Justement, que pensez-vous de ces événements commémoratifs ?
C'est très bien qu'il y ait un moment où tout le monde pense à cette immense souffrance. Mais j'ai l'impression qu'il existe une mémoire épisodique. En dehors de ces grands événements, où tout le monde nous écoute parce que les chefs d'Etat sont là, on n'y pense plus. On organise des cérémonies où on nous serre la main, mais ensuite ? Je ne sais même pas pourquoi j'ai reçu une médaille du Président cette semaine. Ca me fait plaisir mais ça reste du vernis.

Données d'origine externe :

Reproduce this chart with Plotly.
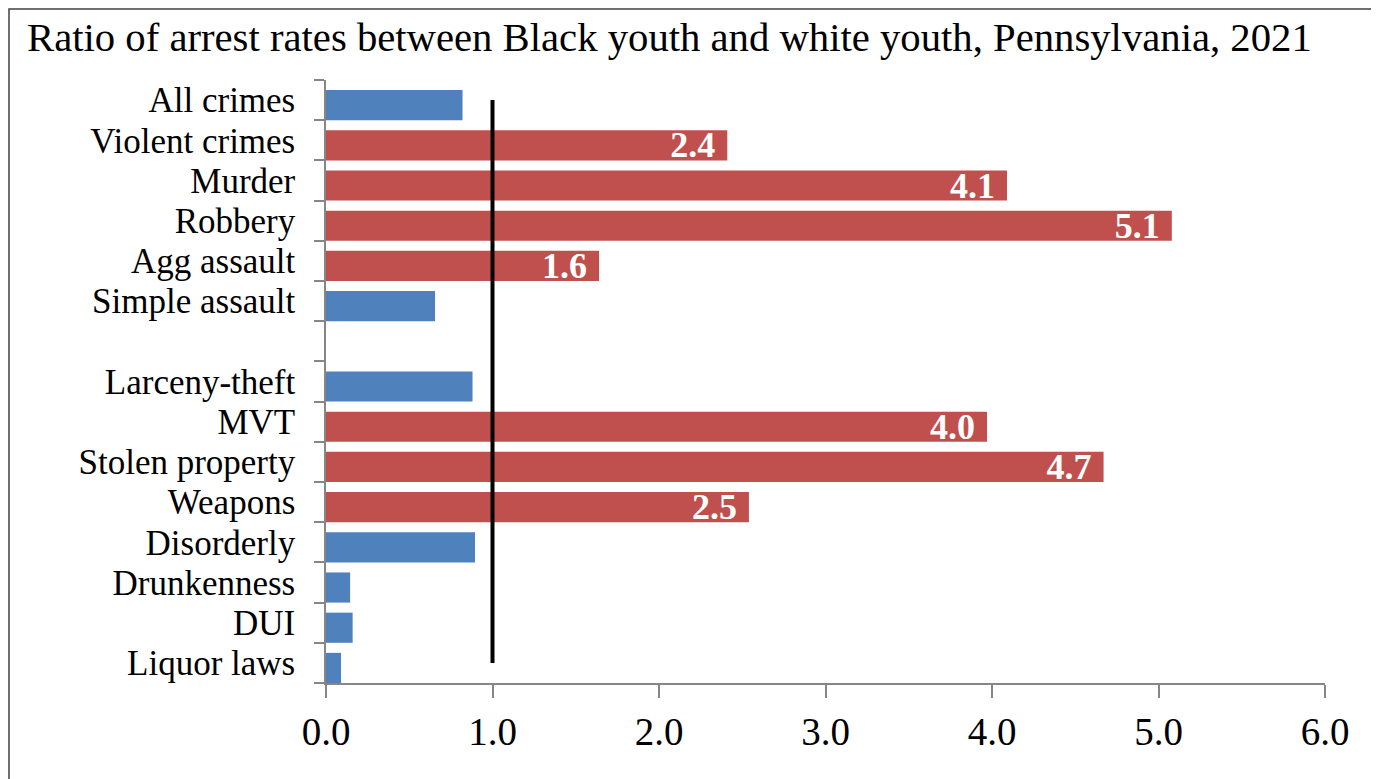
import plotly.graph_objects as go

categories = ["All crimes", "Violent crimes", "Murder", "Robbery", "Agg assault",
              "Simple assault", " ", "Larceny-theft", "MVT", "Stolen property",
              "Weapons", "Disorderly", "Drunkenness", "DUI", "Liquor laws"]

blue_cats = ["All crimes", "Simple assault", " ", "Larceny-theft", "Disorderly",
             "Drunkenness", "DUI", "Liquor laws"]
blue_vals = [0.82, 0.655, None, 0.88, 0.895, 0.145, 0.16, 0.09]

red_cats = ["Violent crimes", "Murder", "Robbery", "Agg assault", "MVT",
            "Stolen property", "Weapons"]
red_vals = [2.41, 4.09, 5.08, 1.64, 3.97, 4.67, 2.54]

parity_x = [1, 1]
parity_y = ["All crimes", "Liquor laws"]

x_ticks = [0, 1, 2, 3, 4, 5, 6]
x_tick_labels = ["0.0", "1.0", "2.0", "3.0", "4.0", "5.0", "6.0"]

title_text = "Ratio of arrest rates between Black youth and white youth, Pennsylvania, 2021"

FONT = "Liberation Serif"
OFF = 8  # page body margin offset
W, H = 1379 - OFF, 779 - OFF
L, R, T, B = 326 - OFF, 54, 80 - OFF, 96
PW, PH = W - L - R, H - T - B

fig = go.Figure()
fig.add_trace(go.Bar(
    y=blue_cats, x=blue_vals, orientation="h",
    marker=dict(color="#4F81BD", line=dict(width=0)),
    width=0.75, offset=-0.25, showlegend=False, hoverinfo="x+y",
))
fig.add_trace(go.Bar(
    y=red_cats, x=red_vals, orientation="h",
    marker=dict(color="#C0504D", line=dict(width=0)),
    width=0.75, offset=-0.25, showlegend=False,
    texttemplate="<b>%{x:.1f}</b>\u00a0", textposition="inside",
    insidetextanchor="end", textangle=0, constraintext="none",
    textfont=dict(family=FONT, size=36, color="white"),
))
fig.add_trace(go.Scatter(
    x=parity_x, y=parity_y, mode="lines",
    line=dict(color="black", width=4), showlegend=False, hoverinfo="skip",
))

# outer border (figure-pixel coords -> paper coords)
bx0, bx1, by0, by1 = 1, W + 10, 1, H + 10
fig.add_shape(type="rect", xref="paper", yref="paper",
              x0=(bx0 - L) / PW, x1=(bx1 - L) / PW,
              y0=(T + PH - by1) / PH, y1=(T + PH - by0) / PH,
              line=dict(color="#404040", width=1.5), fillcolor="rgba(0,0,0,0)",
              layer="below")

fig.update_layout(
    width=W, height=H,
    margin=dict(l=L, r=R, t=T, b=B, autoexpand=False),
    paper_bgcolor="white", plot_bgcolor="white",
    barmode="overlay",
    font=dict(family=FONT, color="black"),
    title=dict(text=title_text, xref="container", yref="container",
               x=(27 - OFF) / W, xanchor="left", y=1 - (37 - OFF) / H, yanchor="middle",
               font=dict(family=FONT, size=40.7, color="black")),
    xaxis=dict(range=[0, 6], tickmode="array", tickvals=x_ticks, ticktext=x_tick_labels,
               showgrid=False, zeroline=False, showline=True,
               linecolor="#868686", linewidth=1.5,
               ticks="outside", ticklen=13, tickcolor="#868686", tickwidth=1.5,
               tickfont=dict(family=FONT, size=39, color="black"),
               ticklabelstandoff=0),
    yaxis=dict(categoryorder="array", categoryarray=categories,
               tickmode="array", tickvals=categories, ticktext=categories,
               range=[len(categories) - 0.5, -0.5],
               showgrid=False, zeroline=False, showline=True,
               linecolor="#868686", linewidth=1.5,
               ticks="outside", ticklen=10, tickcolor="#868686", tickwidth=1.5,
               tickson="boundaries",
               tickfont=dict(family=FONT, size=35, color="black"),
               ticklabelstandoff=22),
)

fig.write_html("out.html")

Pensez-vous que les gens se sont "lassés" d'entendre parler de la Shoah ?
Je pense surtout qu'une souffrance en efface une autre. Il y a eu d'autres génocides depuis la solution finale et avec le temps, dans trente, cinquante ans, on en parlera beaucoup moins. Et puis, quand je vois les événements récents, l'attentat de l'hypercasher, les tueries de Mohamed Morah, j'ai peur. Je me dis que c'est toujours une "tare" d'être juif, et qu'on peut toujours être tué aujourd'hui juste parce qu'on est juif. C'est comme si l'on avait oublié notre passé. Alors il faut continuer de raconter notre histoire. Quand il n'y aura plus personne de vivant pour témoigner, pour donner sa vérité, je ne sais pas si l'héritage écrit suffira. Cela dit, quand je vais dans les lycées et les collèges, les élèves sont très attentifs et intéressés. Il y a toujours un grand silence, et beaucoup de questions. Finalement, je me dis qu'il y a de l'espoir. Ca sera au tour des jeunes ou des enfants de déportés de raconter.